Im Februar vor neun Jahren haben wir den Höllbachhof übernommen. Die Gemeinschaft, die den Hof vor uns bewohnt und mit Leben gefüllt hat, hatte sich aufgelöst. Ich kann mich noch so gut erinnern….

Es war tiefster Winter als wir hier angekommen sind. Alles war in Schnee gehüllt, er glitzerte in der Sonne und die Landschaft, der Hof und das gesamte Höllbachtal war ein Wintermärchen. Was für ein Einstand.

Linde vor dem Seminarhaus - Wintermärchen

Linde vor dem Seminarhaus im Sonnenschein

Da war große Freude, tausend Ideen und viel Tatendrang, aber auch ein banges Gefühl und die Frage, ob wir uns hier gut einleben werden, ob wir uns und unser Potential richtig einschätzen oder ob wir uns übernehmen würden. Ob es uns als Paar hier gut gehen wird und wie die „Ureinwohner“ im Dorf uns begegnen werden.

Einige aus der Gemeinschaft hatten uns zum Abschied gewarnt – dieser Ort hätte es in sich, er würde uns mit unseren Schatten konfrontieren und wäre ein schwieriger Boden für Partnerschaften. Angefühlt hat es sich für uns ganz anders.

Und dann haben wir einfach angefangen.
Wir haben uns unser Nest behaglich gemacht – die dunkle Holzvertäfelung aus der Stube ab- und große Fenster eingebaut. Wenn wir jetzt am Esstisch sitzen, fällt unser Blick auf den Hof – wir sehen die Vögel, unsere Hühner und Gänse, unser Pfauenmädchen.

Aus dem„Office“ wurde unser Schlafzimmer, ein stiller Raum in dem wir ruhig und wohl geborgen sind. Ebenerdig, so dass wir auch nachts in geerdeter Verbindung mit dem Hof und all seinen tierischen Bewohnern bleiben.

Die Zimmer im Südteil des ersten Stocks haben wir ausgebaut zu schlichten, behaglichen Gästezimmern.

Das Seminarhaus haben wir für die Nutzung als solches zunächst einmal baurechtlich genehmigen lassen. Wir haben eine Küche eingebaut und einen gemütlichen Essbereich geschaffen, damit das Seminarhaus unabhängig von unserem privaten Wohnbereich genutzt werden kann. Wir haben ein stabiles neues Treppengeländer, Tische für den Essbereich, schöne Vollholzbetten für die Matrazenschlafplätze gebaut und ein Sideboard für’s Geschirr gekauft.

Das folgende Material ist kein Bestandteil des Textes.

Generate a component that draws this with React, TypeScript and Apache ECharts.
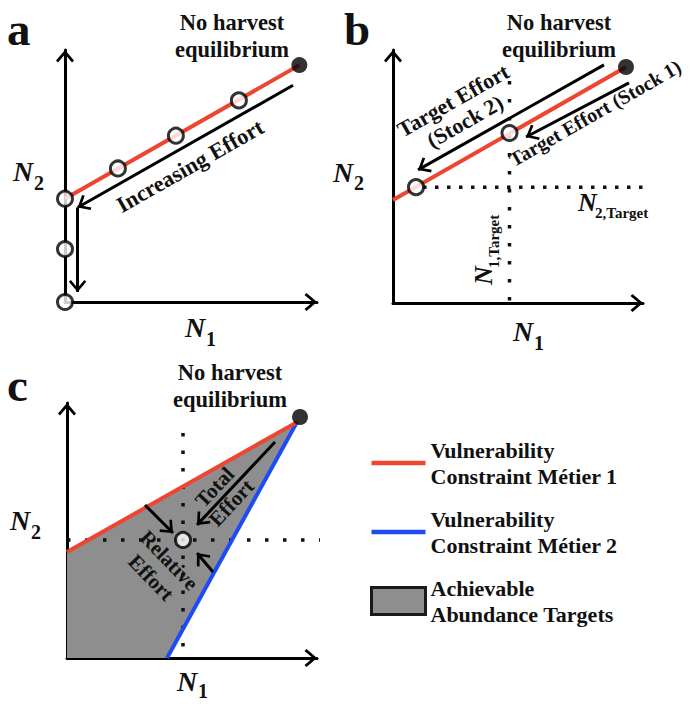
import React, { useEffect, useRef } from 'react';
import * as echarts from 'echarts';

// ---------- Panel a ----------
const A_CONSTRAINT = [[0, 41], [93, 94]];
const A_EQUILIBRIUM = [[93, 94]];
const A_EFFORT_POINTS = [[0, 0], [0, 21], [0, 41], [21, 53], [44, 66], [69, 80]];
const A_ARROWS = [
  [[90.5, 86], [5, 37.5]],
  [[5, 37.5], [5, 4]],
];

// ---------- Panel b ----------
const B_CONSTRAINT = [[0, 40.7], [93.2, 93.3]];
const B_EQUILIBRIUM = [[93.2, 93.3]];
const B_TARGET_POINTS = [[46.6, 67.2], [9.2, 45.8]];
const B_N2_TARGET = [[12, 45.8], [112, 45.8]];
const B_N1_TARGET = [[46.6, 87.7], [46.6, 0]];
const B_ARROWS = [
  [[84.4, 94.1], [10, 52.6]],
  [[94.4, 87], [53.2, 65.6]],
];

// ---------- Panel c ----------
const C_EQUILIBRIUM = [[93.2, 94.5]];
const C_METIER1 = [[0, 41.6], [92, 92.5]];
const C_METIER2 = [[40, 0], [92, 92.5]];
const C_REGION = [[0, 0], [0, 41.6], [92, 92.5], [40, 0]];
const C_TARGET = [[46.4, 46.3]];
const C_N2_TARGET = [[0, 46.3], [112, 46.3]];
const C_N1_TARGET = [[46.4, 88.2], [46.4, 0]];
const C_ARROWS = [
  [[83.2, 84.7], [52, 52.2]],
  [[31.2, 60], [42.4, 49]],
  [[58.4, 33.7], [52, 41.2]],
];

const LEGEND_NAMES = [
  'Vulnerability\nConstraint Métier 1',
  'Vulnerability\nConstraint Métier 2',
  'Achievable\nAbundance Targets',
];

const RED = '#ee4530';
const BLUE = '#1f4cf2';
const GRAY = '#8e8e8e';
const INK = '#111111';
const SERIF = "'Liberation Serif', 'DejaVu Serif', serif";
const CHEVRON = 'path://M13,13L22,23.5L20,25.5L13,17.2L6,25.5L4,23.5Z M0,0 M26,26';

function axis(gridIndex: number) {
  return {
    type: 'value',
    gridIndex,
    min: 0,
    max: 100,
    axisLine: {
      show: true,
      onZero: false,
      symbol: ['none', CHEVRON],
      symbolSize: [26, 26],
      lineStyle: { color: '#000', width: 3 },
    },
    axisTick: { show: false },
    axisLabel: { show: false },
    splitLine: { show: false },
  };
}

function arrowMarks(arrows: number[][][]) {
  return {
    silent: true,
    symbol: ['none', CHEVRON],
    symbolSize: 25,
    label: { show: false },
    emphasis: { disabled: true },
    lineStyle: { color: '#000', width: 3, type: 'solid' },
    data: arrows.map(([p, q]) => [{ coord: p }, { coord: q }]),
  };
}

function solidLine(idx: number, data: number[][], color: string, name?: string, arrows?: number[][][]) {
  return {
    type: 'line',
    name,
    xAxisIndex: idx,
    yAxisIndex: idx,
    data,
    symbol: 'none',
    silent: true,
    clip: false,
    z: 3,
    lineStyle: { color, width: 4 },
    itemStyle: { color },
    markLine: arrows ? arrowMarks(arrows) : undefined,
  };
}

function dotted(idx: number, data: number[][], gap: number) {
  return {
    type: 'line',
    xAxisIndex: idx,
    yAxisIndex: idx,
    data,
    symbol: 'none',
    silent: true,
    clip: false,
    z: 2,
    lineStyle: { color: INK, width: 3.5, type: [3.5, gap] },
  };
}

function points(idx: number, data: number[][], filled: boolean) {
  return {
    type: 'scatter',
    xAxisIndex: idx,
    yAxisIndex: idx,
    data,
    silent: true,
    clip: false,
    z: 6,
    symbol: 'circle',
    symbolSize: filled ? 16 : 15,
    itemStyle: filled
      ? { color: '#000' }
      : { color: '#fff', borderColor: '#000', borderWidth: 3 },
  };
}

function txt(text: string, x: number, y: number, o: any = {}) {
  return {
    type: 'text',
    x,
    y,
    rotation: ((o.rot || 0) * Math.PI) / 180,
    z: 100,
    silent: true,
    style: {
      text,
      fill: INK,
      fontFamily: SERIF,
      fontWeight: 'bold',
      fontStyle: o.italic ? 'italic' : 'normal',
      fontSize: o.size || 22,
      lineHeight: o.lh,
      align: o.align || 'center',
      verticalAlign: o.va || 'middle',
      textAlign: o.align || 'center',
      textVerticalAlign: o.va || 'middle',
    },
  };
}

// Italic "N" with a lowered subscript, as two real texts
function symbolLabel(sub: string, x: number, y: number, o: any = {}) {
  const nSize = o.nSize || 28;
  const sSize = o.sSize || 20;
  const dx = o.dx || 21;
  const dy = o.dy || 11;
  const rot = o.rot || 0;
  const r = (rot * Math.PI) / 180;
  const sx = x + dx * Math.cos(r) + dy * Math.sin(r);
  const sy = y - dx * Math.sin(r) + dy * Math.cos(r);
  return [
    txt('N', x, y, { size: nSize, italic: true, align: 'left', rot }),
    txt(sub, sx, sy, { size: sSize, align: 'left', rot }),
  ];
}

const option: any = {
  animation: false,
  backgroundColor: '#ffffff',
  grid: [
    { left: 65, top: 50, width: 252, height: 252 },
    { left: 393, top: 50, width: 250, height: 253 },
    { left: 67, top: 403, width: 250, height: 255 },
  ],
  xAxis: [axis(0), axis(1), axis(2)],
  yAxis: [axis(0), axis(1), axis(2)],
  legend: {
    orient: 'vertical',
    left: 370,
    top: 437,
    padding: 0,
    itemWidth: 54,
    itemHeight: 27,
    itemGap: 17,
    selectedMode: false,
    textStyle: { fontFamily: SERIF, fontWeight: 'bold', fontSize: 22, lineHeight: 26, color: INK },
    data: [
      { name: LEGEND_NAMES[0], icon: 'path://M0,0H54V4.5H0Z', itemStyle: { color: RED, borderWidth: 0 } },
      { name: LEGEND_NAMES[1], icon: 'path://M0,0H54V4.5H0Z', itemStyle: { color: BLUE, borderWidth: 0 } },
      { name: LEGEND_NAMES[2], icon: 'rect', itemStyle: { color: GRAY, borderColor: '#1a1a1a', borderWidth: 3 } },
    ],
  },
  series: [
    // panel a
    solidLine(0, A_CONSTRAINT, RED, undefined, A_ARROWS),
    points(0, A_EFFORT_POINTS, false),
    points(0, A_EQUILIBRIUM, true),
    // panel b
    dotted(1, B_N2_TARGET, 8.5),
    dotted(1, B_N1_TARGET, 14.5),
    solidLine(1, B_CONSTRAINT, RED, undefined, B_ARROWS),
    points(1, B_TARGET_POINTS, false),
    points(1, B_EQUILIBRIUM, true),
    // panel c
    {
      type: 'custom',
      name: LEGEND_NAMES[2],
      xAxisIndex: 2,
      yAxisIndex: 2,
      data: C_REGION,
      silent: true,
      clip: false,
      z: 1,
      itemStyle: { color: GRAY },
      renderItem: (params: any, api: any) => {
        if (params.dataIndex !== 0) return null;
        return {
          type: 'polygon',
          shape: { points: C_REGION.map((p) => api.coord(p)) },
          style: { fill: GRAY, stroke: 'none' },
        };
      },
    },
    dotted(2, C_N2_TARGET, 14.5),
    dotted(2, C_N1_TARGET, 14),
    solidLine(2, C_METIER2, BLUE, LEGEND_NAMES[1]),
    solidLine(2, C_METIER1, RED, LEGEND_NAMES[0], C_ARROWS),
    points(2, C_TARGET, false),
    points(2, C_EQUILIBRIUM, true),
  ],
  graphic: [
    txt('a', 7, 29, { size: 47, align: 'left' }),
    txt('b', 344, 29, { size: 47, align: 'left' }),
    txt('c', 7, 385, { size: 47, align: 'left' }),
    txt('No harvest\nequilibrium', 232, 36, { lh: 27, size: 22.5 }),
    txt('No harvest\nequilibrium', 559, 36, { lh: 27, size: 22.5 }),
    txt('No harvest\nequilibrium', 230, 386, { lh: 27, size: 22.5 }),
    txt('Increasing Effort', 190, 166, { rot: 29.6, size: 22.5 }),
    txt('Target Effort\n(Stock 2)', 459, 111, { rot: 29.7, lh: 24, size: 22 }),
    txt('Target Effort (Stock 1)', 595, 113, { rot: 29.7, size: 20 }),
    txt('Total\nEffort', 223, 495, { rot: 47, size: 21, lh: 23 }),
    txt('Relative\nEffort', 160, 569, { rot: -46, size: 21, lh: 25 }),
    ...symbolLabel('2', 13, 171.5),
    ...symbolLabel('1', 185, 327, { dy: 12 }),
    ...symbolLabel('2', 333, 172),
    ...symbolLabel('1', 513, 331, { dy: 12 }),
    ...symbolLabel('2', 10, 520.5),
    ...symbolLabel('1', 177, 681, { dy: 10 }),
    ...symbolLabel('2,Target', 578, 202.5, { nSize: 26, sSize: 15, dx: 17, dy: 10 }),
    ...symbolLabel('1,Target', 483.5, 285, { nSize: 26, sSize: 15, dx: 17, dy: 10, rot: 90 }),
  ],
};

export default function App() {
  const ref = useRef<HTMLDivElement>(null);
  useEffect(() => {
    document.body.style.margin = '0';
    const chart = echarts.init(ref.current as HTMLDivElement, null, { renderer: 'svg' });
    chart.setOption(option);
    return () => chart.dispose();
  }, []);
  return (
    <div
      ref={ref}
      style={{ position: 'absolute', left: 0, top: 0, width: 692, height: 704, background: '#fff' }}
    />
  );
}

Wir haben die Energieversorgung am Hof komplett umgekrempelt:
Die alte Ölheizung haben wir durch eine leistungsstarke Scheitholzheizung ersetzt, die super sauber verbrennt und sehr effizient arbeitet. Wir haben eine Wärmeleitung über den Hof gelegt, so dass auch das Duschhaus und das rote Häuschen an die Scheitholzheizung angeschlossen sind, weil das effektiver ist als viele kleine Einzelöfen. Wir haben eine Photovoltaikanlage auf’s Dach gebaut und einen Batteriespeicher im Haus angeschlossen, so dass wir knapp 80 Prozent
unseres Strombedarfs damit abdecken.

Haupthaus mit großen Fenstern und Solaranlage

Wir haben eine große Regenwasserzisterne mit 18.000 Litern Volumen in die Erde versenkt und den ehemaligen Klärteich ausgebaggert und abgedichtet, so dass ein großzügiger Amphibienteich entstanden ist.

Wir haben die Scheune erweitert, damit wir unsere landwirtschaftlichen Geräte gut verstauen können und genug Lagerraum für Heu, Stroh und Getreide vorhanden ist.

Scheunenanbau

Wir haben eine große Streuobstwiese und viele hundert Meter Wildhecken angelegt, rund 80 Rosenbüsche, eine Vielzahl an Kräutern, Blumen und Stauden, Beerensträucher, Wein und Nußbäume gepflanzt.

frisch gepflanzte Hecke

Auf einer Fläche mit schlechtem Schotterboden (vermutlich der Aushub vom Seminarhaus) haben wir intensiv Humusaufbau betrieben und einen kleinen Waldgarten angelegt.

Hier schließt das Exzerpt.